HMM parameter instability is the failure mode in which the parameters of a Hidden Markov Model Regime Detection — the transition matrix and the per-state emission distributions — are estimated noisily and unreliably from limited financial data. It is the model-specific instance, for the hidden-state Markov family, of the general Parameter Instability and Estimation Noise failure mode. Three distinct mechanisms drive it, and they compound.

First, data starvation of minority regimes. The bear / high-volatility regime occupies only a small fraction of any equity history, so the observations available to estimate its emission mean and variance are few. Shu, Yu & Mulvey (2024) name mis-estimation “from limited sample sizes, unbalanced data and high state persistence” as a core HMM weakness — the persistence that makes regimes useful also means each regime contributes few independent transitions to its own parameter estimates. Hamilton’s remedy in the broader regime-switching literature is the same conclusion reached from the other direction: with only a handful of postwar US recessions, recession-state parameters rest on very thin data, and the answer is parsimony — few regimes, few switching parameters.

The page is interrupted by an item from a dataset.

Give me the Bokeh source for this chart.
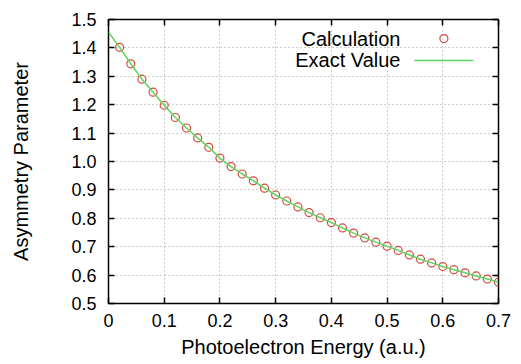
from bokeh.plotting import figure
from bokeh.models import Range1d, LinearAxis, Label, FixedTicker, NumeralTickFormatter
from bokeh.embed import file_html
from bokeh.resources import INLINE

# ---- data ----
energy = [0.02, 0.04, 0.06, 0.08, 0.10, 0.12, 0.14, 0.16, 0.18, 0.20,
          0.22, 0.24, 0.26, 0.28, 0.30, 0.32, 0.34, 0.36, 0.38, 0.40,
          0.42, 0.44, 0.46, 0.48, 0.50, 0.52, 0.54, 0.56, 0.58, 0.60,
          0.62, 0.64, 0.66, 0.68, 0.70]
calculation = [1.402, 1.344, 1.290, 1.244, 1.198, 1.155, 1.118, 1.083, 1.050, 1.012,
               0.982, 0.956, 0.932, 0.906, 0.882, 0.861, 0.840, 0.820, 0.802, 0.785,
               0.766, 0.748, 0.731, 0.716, 0.702, 0.687, 0.671, 0.656, 0.643, 0.630,
               0.619, 0.608, 0.597, 0.586, 0.575]
exact_energy = [0.00, 0.02, 0.04, 0.06, 0.08, 0.10, 0.12, 0.14, 0.16, 0.18, 0.20,
                0.22, 0.24, 0.26, 0.28, 0.30, 0.32, 0.34, 0.36, 0.38, 0.40,
                0.42, 0.44, 0.46, 0.48, 0.50, 0.52, 0.54, 0.56, 0.58, 0.60,
                0.62, 0.64, 0.66, 0.68, 0.70]
exact_value = [1.455, 1.402, 1.344, 1.290, 1.244, 1.198, 1.155, 1.118, 1.083, 1.050, 1.012,
               0.982, 0.956, 0.932, 0.906, 0.882, 0.861, 0.840, 0.820, 0.802, 0.785,
               0.766, 0.748, 0.731, 0.716, 0.702, 0.687, 0.671, 0.656, 0.643, 0.630,
               0.619, 0.608, 0.597, 0.586, 0.575]

x_ticks = [0, 0.1, 0.2, 0.3, 0.4, 0.5, 0.6, 0.7]
y_ticks = [0.5, 0.6, 0.7, 0.8, 0.9, 1.0, 1.1, 1.2, 1.3, 1.4, 1.5]
x_title = "Photoelectron Energy (a.u.)"
y_title = "Asymmetry Parameter"
series_names = ["Calculation", "Exact Value"]

FONT = "Liberation Sans"
CALC_COLOR = "#d24a3c"
EXACT_COLOR = "#5fd35f"

p = figure(width=521, height=364, output_backend="svg", toolbar_location=None,
           x_range=Range1d(0, 0.7), y_range=Range1d(0.5, 1.5),
           min_border_left=108, min_border_right=23, min_border_top=19,
           min_border_bottom=61)

p.background_fill_color = "white"
p.border_fill_color = "white"
p.outline_line_color = "black"
p.outline_line_width = 1.5

for ax in (p.xaxis[0], p.yaxis[0]):
    ax.axis_line_color = None
    ax.major_tick_in = 6
    ax.major_tick_out = 0
    ax.major_tick_line_color = "black"
    ax.major_tick_line_width = 1.5
    ax.minor_tick_line_color = None
    ax.major_label_text_font = FONT
    ax.major_label_text_font_size = "18px"
    ax.major_label_text_color = "black"
    ax.axis_label_text_font = FONT
    ax.axis_label_text_font_size = "20px"
    ax.axis_label_text_font_style = "normal"
    ax.axis_label_text_color = "black"

p.xaxis[0].ticker = FixedTicker(ticks=x_ticks)
p.yaxis[0].ticker = FixedTicker(ticks=y_ticks)
p.xaxis[0].formatter = NumeralTickFormatter(format="0.[0]")
p.yaxis[0].formatter = NumeralTickFormatter(format="0.0")
p.xaxis[0].axis_label = x_title
p.yaxis[0].axis_label = y_title
p.xaxis[0].major_label_standoff = 10
p.xaxis[0].axis_label_standoff = 6
p.yaxis[0].major_label_standoff = 12
p.yaxis[0].axis_label_standoff = 36

# mirror ticks on top and right
for loc, ticks in (("above", x_ticks), ("right", y_ticks)):
    ax = LinearAxis(ticker=FixedTicker(ticks=ticks))
    ax.axis_line_color = None
    ax.major_tick_in = 6
    ax.major_tick_out = 0
    ax.major_tick_line_color = "black"
    ax.major_tick_line_width = 1.5
    ax.minor_tick_line_color = None
    ax.major_label_text_font_size = "1px"
    ax.major_label_text_color = None
    ax.major_label_standoff = 0
    p.add_layout(ax, loc)

p.xgrid.ticker = FixedTicker(ticks=x_ticks)
p.ygrid.ticker = FixedTicker(ticks=y_ticks)
for g in (p.xgrid[0], p.ygrid[0]):
    g.grid_line_color = "#9a9a9a"
    g.grid_line_dash = "1 3"
    g.grid_line_width = 1

# data
p.scatter(energy, calculation, marker="circle", size=8, fill_color=None,
          line_color=CALC_COLOR, line_width=1.2)
p.line(exact_energy, exact_value, line_color=EXACT_COLOR, line_width=1.5)

# manual key (text left of sample, as in the reference)
key_text_x = 0.524
key_sample_x = [0.549, 0.655]
key_y = [1.433, 1.356]
for name, ky in zip(series_names, key_y):
    p.add_layout(Label(x=key_text_x, y=ky, text=name, text_align="right",
                       text_baseline="middle", text_font=FONT,
                       text_font_size="20px", text_color="black"))
p.scatter([sum(key_sample_x) / 2], [key_y[0]], marker="circle", size=8,
          fill_color=None, line_color=CALC_COLOR, line_width=1.2)
p.line(key_sample_x, [key_y[1], key_y[1]], line_color=EXACT_COLOR, line_width=1.5)

open("out.html", "w").write(file_html(p, INLINE))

HMM Parameter Instability [part-of] Parameter Instability and Estimation Noise HMM Parameter Instability [causes] Regime Misclassification

Second, multi-modal likelihood and local optima. HMM parameters are fitted by Baum-Welch Estimation, the EM specialisation for HMMs. Baum-Welch guarantees only a non-decreasing likelihood and converges to a local optimum, not the global maximum; finding the globally optimal parameter set is NP-complete. The likelihood surface is genuinely multi-modal — an algorithm-comparison study (arXiv:2409.02477) finds “the presence of multiple optima… seems to play a role” in estimator behaviour, with quasi-Newton variants converging to local optima more often than Baum-Welch. The practical consequence is that the fit depends on the random starting point: the standard defence is to run many random initialisations and keep the highest-likelihood result, “without formal guarantees on escaping all local optima.” A fitted HMM is therefore not a single deterministic object — a different seed can yield materially different regimes. Baum-Welch is additionally numerically unstable in naive form, because it recursively multiplies joint probabilities that underflow toward zero over long sequences, requiring scaling or log-space arithmetic.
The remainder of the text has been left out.